I need to make such trips fairly often as they let me pick up my mail and get select groceries local stores won’t carry on their shelves. Choosing the right type of bread or getting my favourite type of cheese contribute to allocating the amount of time I spend in various shops.
It’s all about choice as well for investors, with the Federal Reserve and the European Central Bank setting up taskforces to help their executives understand climate risk. The link between the environment and finance has been plumbed before – there was even a magazine called Ethical Investor that published stories, but it hasn’t flourished as green issues have moved to the centre of popular consciousness.
You wonder what Rupert Murdoch thinks of this happening within his purview. He’s preparing to hand his businesses over to son Lachlan. By all accounts the younger man is even more right-wing than dad. What cannot be denied is the active interference of the Murdochs in the editorial decision-making that goes on in their media companies. When journalists leave News Corp and go elsewhere to work they change. Their outlook changes, the battles they choose to fight change, their tone changes.

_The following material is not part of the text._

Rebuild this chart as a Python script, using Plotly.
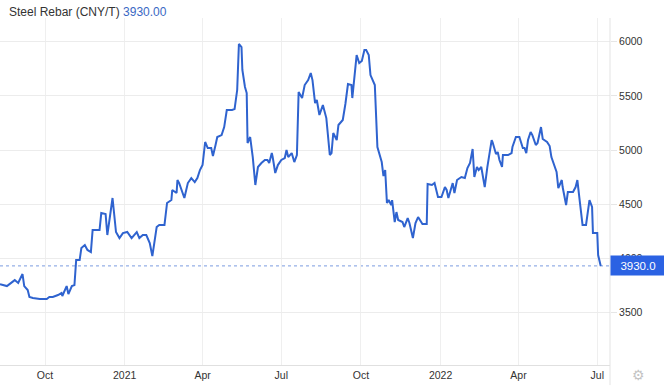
import plotly.graph_objects as go

dates = [
    "2020-08-10", "2020-08-18", "2020-08-21", "2020-08-27", "2020-08-31", "2020-09-05", "2020-09-07",
    "2020-09-11", "2020-09-13", "2020-09-17", "2020-09-25", "2020-10-03", "2020-10-06", "2020-10-10",
    "2020-10-16", "2020-10-20", "2020-10-21", "2020-10-26", "2020-10-28", "2020-11-01", "2020-11-04",
    "2020-11-06", "2020-11-10", "2020-11-12", "2020-11-16", "2020-11-19", "2020-11-23", "2020-11-25",
    "2020-12-03", "2020-12-05", "2020-12-10", "2020-12-12", "2020-12-18", "2020-12-20", "2020-12-22",
    "2020-12-26", "2020-12-30", "2021-01-04", "2021-01-09", "2021-01-15", "2021-01-18", "2021-01-22",
    "2021-01-26", "2021-01-30", "2021-02-02", "2021-02-07", "2021-02-10", "2021-02-16", "2021-02-19",
    "2021-02-24", "2021-02-25", "2021-03-02", "2021-03-03", "2021-03-05", "2021-03-09", "2021-03-11",
    "2021-03-15", "2021-03-19", "2021-03-23", "2021-03-26", "2021-03-29", "2021-04-01", "2021-04-04",
    "2021-04-07", "2021-04-11", "2021-04-13", "2021-04-16", "2021-04-18", "2021-04-23", "2021-04-26",
    "2021-04-29", "2021-05-05", "2021-05-08", "2021-05-11", "2021-05-13", "2021-05-16", "2021-05-17",
    "2021-05-20", "2021-05-22", "2021-05-23", "2021-05-26", "2021-05-29", "2021-06-01", "2021-06-04",
    "2021-06-08", "2021-06-12", "2021-06-15", "2021-06-17", "2021-06-20", "2021-06-21", "2021-06-24",
    "2021-06-27", "2021-07-01", "2021-07-05", "2021-07-07", "2021-07-09", "2021-07-13", "2021-07-16",
    "2021-07-19", "2021-07-21", "2021-07-25", "2021-07-28", "2021-08-01", "2021-08-04", "2021-08-06",
    "2021-08-09", "2021-08-11", "2021-08-14", "2021-08-18", "2021-08-22", "2021-08-26", "2021-08-28",
    "2021-08-30", "2021-09-03", "2021-09-05", "2021-09-10", "2021-09-13", "2021-09-16", "2021-09-20",
    "2021-09-21", "2021-09-26", "2021-09-29", "2021-10-02", "2021-10-05", "2021-10-07", "2021-10-10",
    "2021-10-12", "2021-10-14", "2021-10-16", "2021-10-17", "2021-10-20", "2021-10-25", "2021-10-27",
    "2021-10-29", "2021-10-31", "2021-11-02", "2021-11-05", "2021-11-06", "2021-11-09", "2021-11-11",
    "2021-11-13", "2021-11-18", "2021-11-20", "2021-11-24", "2021-11-26", "2021-11-30", "2021-12-03",
    "2021-12-06", "2021-12-11", "2021-12-16", "2021-12-17", "2021-12-22", "2021-12-25", "2021-12-29",
    "2022-01-02", "2022-01-06", "2022-01-08", "2022-01-10", "2022-01-15", "2022-01-17", "2022-01-20",
    "2022-01-25", "2022-01-29", "2022-02-01", "2022-02-04", "2022-02-07", "2022-02-09", "2022-02-12",
    "2022-02-14", "2022-02-17", "2022-02-21", "2022-02-24", "2022-03-01", "2022-03-02", "2022-03-06",
    "2022-03-08", "2022-03-10", "2022-03-13", "2022-03-14", "2022-03-20", "2022-03-24", "2022-03-25",
    "2022-03-29", "2022-04-02", "2022-04-06", "2022-04-08", "2022-04-10", "2022-04-12", "2022-04-15",
    "2022-04-17", "2022-04-21", "2022-04-23", "2022-04-27", "2022-04-29", "2022-05-04", "2022-05-07",
    "2022-05-09", "2022-05-15", "2022-05-17", "2022-05-21", "2022-05-22", "2022-05-26", "2022-05-28",
    "2022-06-03", "2022-06-06", "2022-06-08", "2022-06-11", "2022-06-14", "2022-06-18", "2022-06-20",
    "2022-06-22", "2022-06-25", "2022-06-26", "2022-07-01", "2022-07-02", "2022-07-05",
]

prices = [
    3762, 3744, 3762, 3799, 3772, 3855, 3744,
    3707, 3643, 3633, 3624, 3624, 3643, 3643,
    3661, 3679, 3652, 3744, 3670, 3744, 3753,
    3984, 3984, 4095, 4123, 4077, 4058, 4261,
    4261, 4418, 4409, 4215, 4557, 4418, 4243,
    4187, 4233, 4243, 4187, 4243, 4187, 4215,
    4215, 4141, 4021, 4289, 4308, 4308, 4511,
    4538, 4631, 4603, 4723, 4695, 4612, 4557,
    4695, 4741, 4704, 4741, 4815, 4861, 5074,
    5018, 5018, 4944, 5046, 5120, 5138, 5212,
    5369, 5369, 5378, 5554, 5979, 5951, 5739,
    5582, 5526, 5065, 5120, 4935, 4677, 4843,
    4880, 4908, 4908, 4880, 4972, 4935, 4788,
    4861, 4908, 4926, 5000, 4935, 4972, 4889,
    4954, 5535, 5480, 5600, 5646, 5711, 5646,
    5434, 5462, 5323, 5415, 5295, 4954, 4972,
    5157, 5092, 5231, 5277, 5425, 5609, 5600,
    5480, 5877, 5803, 5822, 5923, 5923, 5877,
    5692, 5656, 5619, 5600, 5028, 4889, 4760,
    4815, 4511, 4538, 4492, 4538, 4335, 4427,
    4354, 4335, 4289, 4372, 4326, 4187, 4326,
    4381, 4317, 4317, 4686, 4677, 4695, 4566,
    4566, 4658, 4631, 4557, 4695, 4603, 4723,
    4751, 4741, 4834, 4880, 5009, 4751, 4843,
    4815, 4843, 4658, 4843, 5092, 5074, 4963,
    4981, 4908, 4843, 4954, 4954, 4972, 5028,
    5120, 5120, 5018, 5018, 4972, 5092, 5166,
    5138, 5046, 5065, 5212, 5102, 5074, 5037,
    4935, 4797, 4649, 4723, 4658, 4492, 4612,
    4612, 4658, 4723, 4511, 4308, 4308, 4446,
    4538, 4474, 4233, 4233, 4030, 3930,
]

tick_dates = ["2020-10-01", "2021-01-01", "2021-04-01", "2021-07-01",
              "2021-10-01", "2022-01-01", "2022-04-01", "2022-07-01"]
tick_labels = ["Oct", "2021", "Apr", "Jul", "Oct", "2022", "Apr", "Jul"]
y_ticks = [3500, 4000, 4500, 5000, 5500, 6000]

last_value = 3930.0
title_text = "Steel Rebar (CNY/T)"

LINE = "#2f63cf"
BOX = "#2b62e3"
FONT = "Liberation Sans, Arial, sans-serif"

fig = go.Figure()
fig.add_trace(go.Scatter(
    x=dates, y=prices, mode="lines",
    line=dict(color=LINE, width=2),
    hoverinfo="x+y", showlegend=False,
))

fig.add_shape(type="line", xref="paper", x0=0, x1=1, yref="y", y0=last_value, y1=last_value,
              line=dict(color="#7b9be0", width=1, dash="dot"), layer="below")
fig.add_shape(type="line", xref="paper", x0=1, x1=1, yref="paper", y0=-0.058, y1=1,
              line=dict(color="#e3e3e3", width=1))

fig.add_annotation(xref="paper", yref="paper", x=0.012, y=1.016, xanchor="left", yanchor="middle",
                   text=f"{title_text} <span style='color:#3a68c4'>{last_value:.2f}</span>",
                   showarrow=False, font=dict(family=FONT, size=12, color="#333333"))
fig.add_annotation(xref="paper", yref="y", x=1, y=last_value, xanchor="left", yanchor="middle",
                   text=f"{last_value:.1f}", showarrow=False, bgcolor=BOX,
                   width=50, height=15, borderpad=2, align="center",
                   font=dict(family=FONT, size=11.5, color="white"))
fig.add_annotation(xref="paper", yref="paper", x=1.046, y=-0.03, xanchor="center", yanchor="middle",
                   text="⚙", showarrow=False, font=dict(family="DejaVu Sans", size=14, color="#c4c4c4"))

fig.update_layout(
    width=664, height=391,
    margin=dict(l=0, r=54, t=18, b=26),
    paper_bgcolor="white", plot_bgcolor="white",
    font=dict(family=FONT, size=10.5, color="#333333"),
    xaxis=dict(
        type="date", range=["2020-08-10", "2022-07-15 17:00"],
        tickvals=tick_dates, ticktext=tick_labels,
        showgrid=True, gridcolor="#efefef", gridwidth=1,
        showline=True, linecolor="#e0e0e0", linewidth=1,
        ticks="", zeroline=False, fixedrange=True,
    ),
    yaxis=dict(
        side="right", range=[3015, 6219], tickvals=y_ticks,
        showgrid=True, gridcolor="#ececec", gridwidth=1,
        ticks="outside", ticklen=6, tickcolor="#e6e6e6",
        showline=False, zeroline=False, fixedrange=True,
    ),
)

fig.write_html("out.html")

While the Socmed saga is still playing out globally – as traditional media companies try to claw back some of their lost advertising dollars – it’s very hard to feel sorry for the Murdochs. With his wife Sarah (see photo above), Lachlan bought, in 2018, another mansion next-door to his exclusive Sydney home.
In the final analysis it’s almost irrelevant what these two men think because others have moved on well past where they want us to sit vis-à-vis the environment. As pointed out above, events overtake them, though personally they’ll not be bruised if the share prices of petrochemical companies go south. Their personal fortunes are enough to keep many more journalists in work on a salary, and Rupert’s been happy to cross-subsidise his newspapers with profits earned from TV.
Lachlan mightn’t be as accommodating to loyal editors. Obviously we can’t yet know the answer to that question. But their viability as a force in the global media is testament to Rupert’s business acumen. When the Australian media industry began to liberalise in the 1970s – Fairfax journalists were given their head, and became able, for the first time as long as the papers’d been around, to make their own decisions – he saw an opportunity to capture part of the market.
The rest is history. The Liberal Party – Australia’s conservatives – is almost imperceptibly moving away from being on the wrong side of history. They might yet publicly rue the day they let the automotive industry crash out, since General Motors (which used to make Holden cars in the southern city of Adelaide) has said it’ll phase out petrol-powered vehicles before mid-century. Adelaide factory workers might have cause to wonder how many jobs might’ve been saved if more forward-thinking politicians had been in Tony Abbott’s cabinet.
Can the government’s hydrogen energy strategy help? Perhaps an electric truck or bus’ll get the noise, while driving, away from my ear. Makers of podcasts will no doubt be happy when EVs are given more wheels to play with because when it rains I have to close the moon roof and open the window to get the flow of air moving. It’s all about flow: evidence that things are moving. Hopefully in the right direction.